Basis has essentially won the game, he implied. Although the company is quite secretive about exactly how and when their Basis network will be available, we do know that they plan to manage the supply of their currency as its demand rises and falls. This supply-demand control has been criticized, by some, for being too similar to the traditional central banking system that cryptocurrency was meant to oust in the first place. But, Basis doesn’t mind this comparison and openly promotes their system as an “algorithmic central bank.”
They’re using a three-token method, as described in their white paper, with Basecoins, Base Bonds and Base Shares. Basecoins are the supposed “stable coins,” which are exchangeable tokens, supplied and controlled by the Basis bank, in order to maintain their equal value with the US dollar. Base Bonds are tokens used predominantly when basis prices go below $1 USD. In this case, the Basis system will auction their Base Bonds, which aren’t held to any particular value, on blockchain for under $1 to increase the token price. The incentive for bond holders is that they’re guaranteed, under certain conditions, by a one Basecoin payout down the line when the price rises back to $1. Lastly, the Base Shares also aren’t held to any particular value and come in a fixed supply. Their value is measured by the dividend policy, which provides shareholders with newly created Basecoins when the demand for coins goes up.
The Basis team is hoping to target three main uses with its crypto network, namely countering heavy inflation rates in the developing world, taking advantage of crowdfunding opportunities and creating an easier means of Coin-for-Coin exchange. Since the stable coin will always be at a constant value, swapping one Bitcoin for one stable coin, for example, would eliminate the need for a mediated transaction.

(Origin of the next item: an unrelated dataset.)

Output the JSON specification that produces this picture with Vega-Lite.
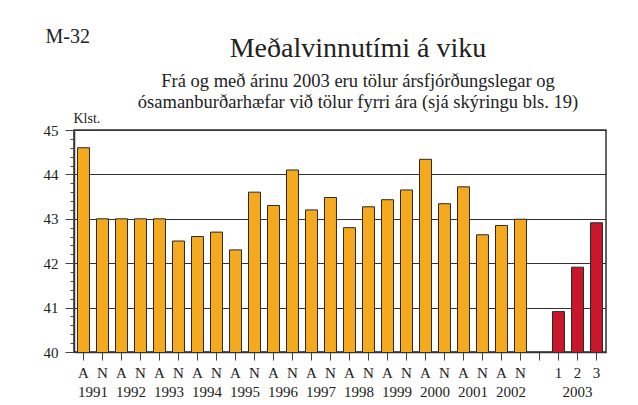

“You could utilize Slack or Telegram to do trades, which people already kind of do but it’s fraught with fraud,” Bitcoin developer, Jimmy Song, told Motherboard in an interview, “if you have something like that, where you can convert easily back and forth with the dollar or some digital equivalent, then you can have atomic swaps.”
Many industry leaders, including Song himself, are skeptical that a stable coin is truly achievable, but, with an extra $133 million USD to back their efforts, Basis may just be en route to some unexpected success.